Perhaps like me, too often, you are caught in the no man's land of compromise between the now and the not yet. We know that a glorious future awaits when we are caught up to be with Jesus forevermore. But, doubting, we are afraid that we may miss out on something now, and so we are reluctant to fully commit ourselves to following Him. Fear cripples us, hindering our full commitment to Him and to putting into practice what we know to be right. What if I do and nobody else does? What if financially I miss out? What if others think less of me because I fully commit to Him? So many fears, so little love.

Perhaps you may doubt the security of your salvation, feeling that it in some ways depends upon your actions now. If I do not love Him enough, I may somehow be lost. How much, this morning, we need to imitate the love of God and recognise that, having once committed ourselves to Him, we are eternally secure in His keeping. I cannot imagine Jesus doubting in heaven, as it were saying to Himself, "I can see how this plan of salvation could work, but what if nobody believes - it will all be a waste of time." Rather, had not His Father set before Him this path and in perfect love, He would follow it. Oh that we could learn to love like this!

The love that we have for Him should be a love that sets us free to serve without fear or concern for the results. How often has our fear for the future, or my concern for the future of my local church, robbed me of the joy of serving Him today? The fear of doing something and it not working out may paralyse us. Now I am not condoning for one minute a half hearted attitude that is unconcerned, if I am unfaithful in the gospel and unsupportive of my local church. But when there is a genuine desire to follow Him, then love would have us serve with joy, unburdened by the weight of what will happen tomorrow. If He should choose not to outwardly bless my service that must be because He has some better plan in mind. It need not concern me now what that may be. He will reveal it in His time. Sufficient that today He has called me to serve Him here and now. We sometimes forget that it is His body, His church and feel that we are solely responsible for its spiritual health. Today, we need to learn to love Him in a way that is free from fear, knowing that He knows best.

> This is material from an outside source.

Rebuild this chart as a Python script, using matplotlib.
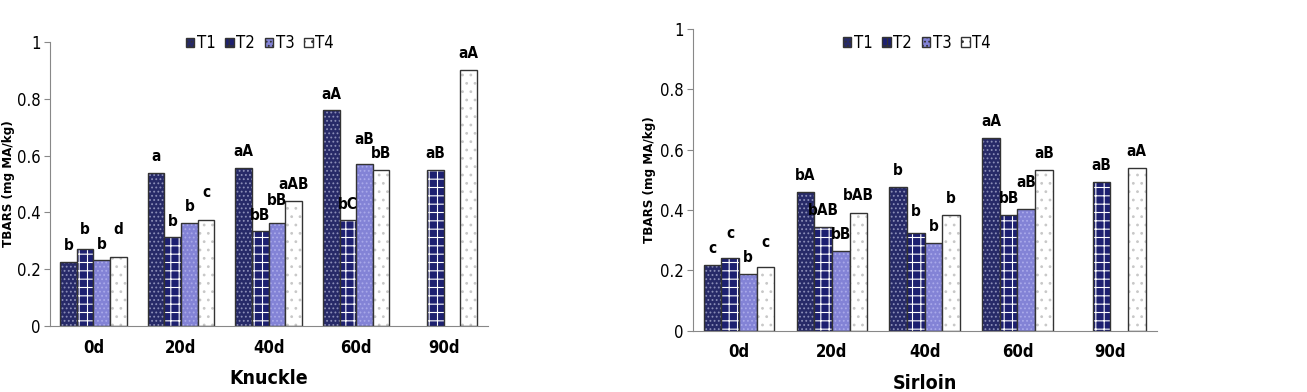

Sometimes I lie awake at night, unable to sleep, worrying about the decisions that are made at work and what is going to happen. Other times, I worry about my local church and how things are going there. Perhaps there are things in your life that keep you awake at night. If only we could learn to truly love Him, trusting that He knows what is best for us. Yes we might say that we love Him, but what we do betrays our words. First of all, then, we need to learn to really love God. But then we need to love one another in the same way too. Perhaps I am afraid of the decisions my children may make when they are older. I may be concerned about how others may be behaving. So naturally, I tend to withdraw into myself and not to fully commit myself to someone else. However, we have a God who has lavished His love upon us - when we were alienated from Him, and enemies of all that He is. What a risk! If we are to imitate the God who loves us in loving one another, then we will need to take massive risks. Undoubtedly, there will be times when we find ourselves disappointed and hurt. At times like this the temptation to retreat into our own little world will be immense. But it is at just such times that He would have us carry on reaching out in love.

I am reminded of the children's story about the little nut-brown hare, who asked the question "How much do you love me?" His answers were always as big as he could imagine, but never as big as his fathers. In just such a way we need to learn the discipline of loving, but be aware that no matter how much we love, it will never be as much as He loved us. To love like Him will take practice and conscious effort. It is not an emotion that we feel but a deliberate act of choice.

With apologies to William Shakespeare, "To love or not to love, that is the question". But if we are to "Be imitators of God as dear children" (Ephesians 5:1) then we must learn to imitate His love in our lives by actively loving others before they love us, by loving others enough to discipline them and with a purpose in mind, rather than in some slushy, sentimental manner and by not allowing the fear of loving in just such a way to keep us from doing what is right. Oh, that others would say of me; "he is just like his Father!"